A Buddhist nun with a prayer wheel in Larung Gar, a monastic camp where thousands of nuns and monks live and study, in Sichuan Province, China. Credit Gilles Sabrié for The New York Times

By EDWARD WONG NOV. 28, 2016 – The New York Times

LARUNG GAR, China — Atop a hill, a growling chain saw drowned out loudspeakers broadcasting a lama’s chants from a nearby temple.

The chain saw, wielded by workers demolishing a row of homes, signaled the imminent end of thousands of hand-built monastic dwellings here at Larung Gar, the world’s largest Buddhist institute.

Since its founding in 1980, Larung Gar has grown into an extraordinary and surreal sprawl — countless red-painted dwellings surrounding temples, stupas and large prayer wheels. The homes are spread over the walls of this remote Tibetan valley like strawberry jam slathered on a scone.

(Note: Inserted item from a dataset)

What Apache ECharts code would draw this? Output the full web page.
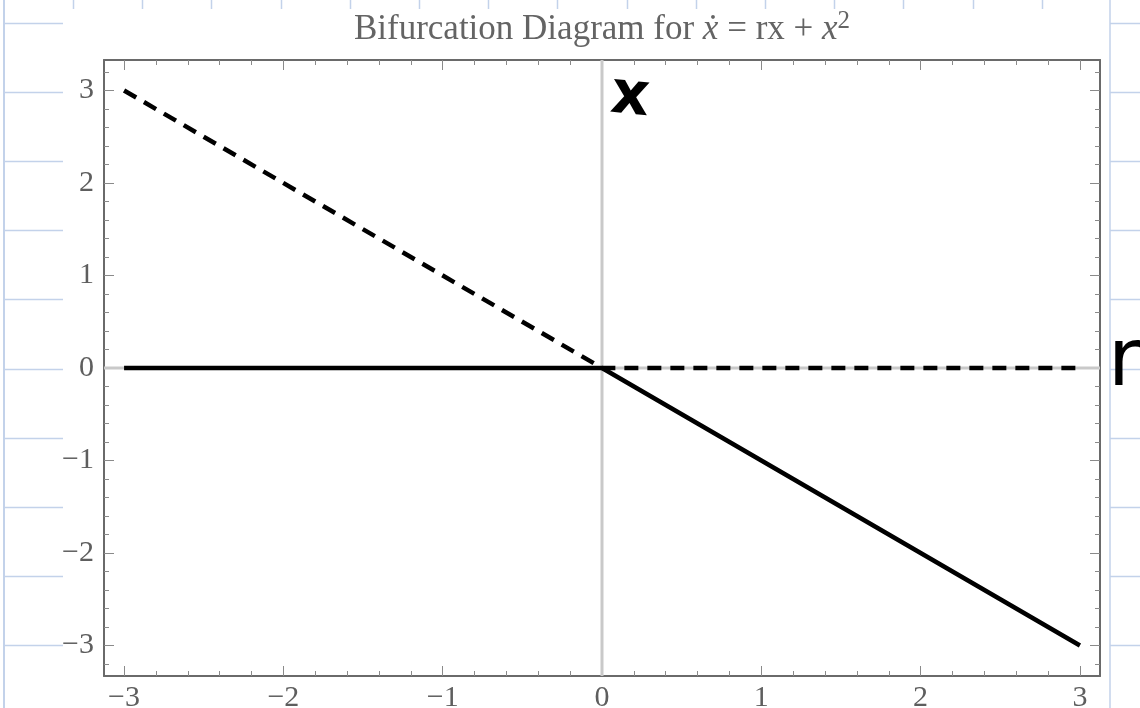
<!DOCTYPE html>
<html>
<head>
<meta charset="utf-8">
<title>Bifurcation Diagram</title>
<script src="https://cdn.jsdelivr.net/npm/echarts@6/dist/echarts.min.js"></script>
<style>
  html, body { margin: 0; padding: 0; background: #ffffff; }
  #chart { width: 1140px; height: 708px; }
</style>
</head>
<body>
<div id="chart"></div>
<script>
// Transcritical bifurcation: fixed points x* = 0 and x* = -r
const rValues = [-3, 0, 3];
const stableBranch = [0, 0, -3];     // solid: x* = 0 for r < 0, x* = -r for r > 0
const unstableBranch = [3, 0, 0];    // dashed: x* = -r for r < 0, x* = 0 for r > 0

const xMajorTicks = [-3, -2, -1, 0, 1, 2, 3];
const yMajorTicks = [-3, -2, -1, 0, 1, 2, 3];

// minor ticks every 0.2 between the majors
function minorTicks(lo, hi) {
  const out = [];
  for (let i = Math.round(lo * 5); i <= Math.round(hi * 5); i++) {
    if (i % 5 !== 0) out.push(i / 5);
  }
  return out;
}
const xMinorTicks = minorTicks(-3, 3);
const yMinorTicks = minorTicks(-3.2, 3.2);

const X_MIN = -3.126, X_MAX = 3.126;
const Y_MIN = -3.33, Y_MAX = 3.33;

const FRAME = '#6a6a6a';
const TICK = '#8a8a8a';
const LABEL = '#5e5e5e';
const TITLE = '#646464';
const SERIF = '"Liberation Serif", "DejaVu Serif", serif';
const minus = v => String(v).replace('-', '\u2212');

function xAxisDef(pos, ticks, len, withLabels, showLine) {
  return {
    type: 'value', position: pos, min: X_MIN, max: X_MAX,
    axisLine: { show: showLine, onZero: false, lineStyle: { color: FRAME, width: 2 } },
    axisTick: { show: true, inside: true, length: len, customValues: ticks, lineStyle: { color: TICK, width: 1 } },
    axisLabel: withLabels ? {
      show: true, customValues: ticks, formatter: minus, margin: 7,
      fontFamily: SERIF, fontSize: 30, color: LABEL
    } : { show: false },
    splitLine: { show: false }
  };
}
function yAxisDef(pos, ticks, len, withLabels, showLine) {
  return {
    type: 'value', position: pos, min: Y_MIN, max: Y_MAX,
    axisLine: { show: showLine, onZero: false, lineStyle: { color: FRAME, width: 2 } },
    axisTick: { show: true, inside: true, length: len, customValues: ticks, lineStyle: { color: TICK, width: 1 } },
    axisLabel: withLabels ? {
      show: true, customValues: ticks, formatter: minus, margin: 10,
      fontFamily: SERIF, fontSize: 30, color: LABEL
    } : { show: false },
    splitLine: { show: false }
  };
}

// notebook paper ruling behind the plot
const RULE = '#c3d2ea';
const paper = [];
paper.push({ type: 'line', shape: { x1: 4, y1: 0, x2: 4, y2: 708 }, style: { stroke: RULE, lineWidth: 2 }, z: -10 });
paper.push({ type: 'line', shape: { x1: 1110, y1: 0, x2: 1110, y2: 708 }, style: { stroke: RULE, lineWidth: 1.5 }, z: -10 });
for (let k = 0; k < 10; k++) {
  const y = Math.round(23 + 69.1 * k) + 0.5;
  paper.push({ type: 'line', shape: { x1: 4, y1: y, x2: 63, y2: y }, style: { stroke: RULE, lineWidth: 1.5 }, z: -10 });
  paper.push({ type: 'line', shape: { x1: 1110, y1: y, x2: 1140, y2: y }, style: { stroke: RULE, lineWidth: 1.5 }, z: -10 });
}
for (let k = 0; k < 15; k++) {
  const x = Math.round(73 + 69.2 * k) + 0.5;
  paper.push({ type: 'line', shape: { x1: x, y1: 0, x2: x, y2: 9 }, style: { stroke: RULE, lineWidth: 1.5 }, z: -10 });
}

const chart = echarts.init(document.getElementById('chart'), null, { renderer: 'canvas' });
chart.setOption({
  animation: false,
  backgroundColor: '#ffffff',
  grid: { left: 104, right: 40, top: 60, bottom: 32, containLabel: false, outerBoundsMode: 'none' },
  xAxis: [
    xAxisDef('bottom', xMajorTicks, 10, true, true),
    xAxisDef('bottom', xMinorTicks, 5, false, false),
    xAxisDef('top', xMajorTicks, 10, false, true),
    xAxisDef('top', xMinorTicks, 5, false, false)
  ],
  yAxis: [
    yAxisDef('left', yMajorTicks, 10, true, true),
    yAxisDef('left', yMinorTicks, 5, false, false),
    yAxisDef('right', yMajorTicks, 10, false, true),
    yAxisDef('right', yMinorTicks, 5, false, false)
  ],
  graphic: paper.concat([
    {
      type: 'text', x: 602, y: 30, z: 10,
      style: {
        text: '{n|Bifurcation Diagram for }{i|x\u0307}{n| = rx + }{i|x}{s|2}',
        align: 'center', verticalAlign: 'middle', fill: TITLE,
        rich: {
          n: { fontFamily: SERIF, fontSize: 35, lineHeight: 42, fill: TITLE },
          i: { fontFamily: SERIF, fontSize: 35, fontStyle: 'italic', lineHeight: 42, fill: TITLE },
          s: { fontFamily: SERIF, fontSize: 25, lineHeight: 26, verticalAlign: 'top', fill: TITLE }
        }
      }
    },
    {
      type: 'text', x: 630, y: 98, rotation: -0.1, z: 10,
      style: { text: 'x', font: 'bold 60px "DejaVu Sans"', fill: '#000000', align: 'center', verticalAlign: 'middle' }
    },
    {
      type: 'text', x: 1108, y: 364, z: 10,
      style: { text: 'r', font: '80px "DejaVu Sans"', fill: '#000000', align: 'left', verticalAlign: 'middle' }
    }
  ]),
  series: [
    {
      // light reference lines through the origin, spanning the frame
      type: 'line', silent: true, z: 1, symbol: 'none',
      data: [[0, Y_MIN], [0, Y_MAX]],
      lineStyle: { color: '#c9c9c9', width: 3, type: 'solid' }
    },
    {
      type: 'line', silent: true, z: 1, symbol: 'none',
      data: [[X_MIN, 0], [X_MAX, 0]],
      lineStyle: { color: '#c9c9c9', width: 3, type: 'solid' }
    },
    {
      name: 'unstable', type: 'line', z: 3,
      data: rValues.map((r, i) => [r, unstableBranch[i]]),
      showSymbol: false, symbol: 'none',
      lineStyle: { color: '#000000', width: 4.5, type: [14, 9], cap: 'butt' }
    },
    {
      name: 'stable', type: 'line', z: 4,
      data: rValues.map((r, i) => [r, stableBranch[i]]),
      showSymbol: false, symbol: 'none',
      lineStyle: { color: '#000000', width: 4.5, type: 'solid', cap: 'butt' }
    }
  ]
});
</script>
</body>
</html>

Larung Gar has become one of the most influential institutions in the Tibetan world, the teachings of its senior monks praised, debated and proselytized from here to the Himalayas. In recent years, disciples have popularized a “10 new virtues” movement based on Buddhist beliefs, spreading its message across the region.

Now Chinese officials are tightening control over the settlement, in what many Tibetans and their advocates call a severe blow to Tibetan religious practice.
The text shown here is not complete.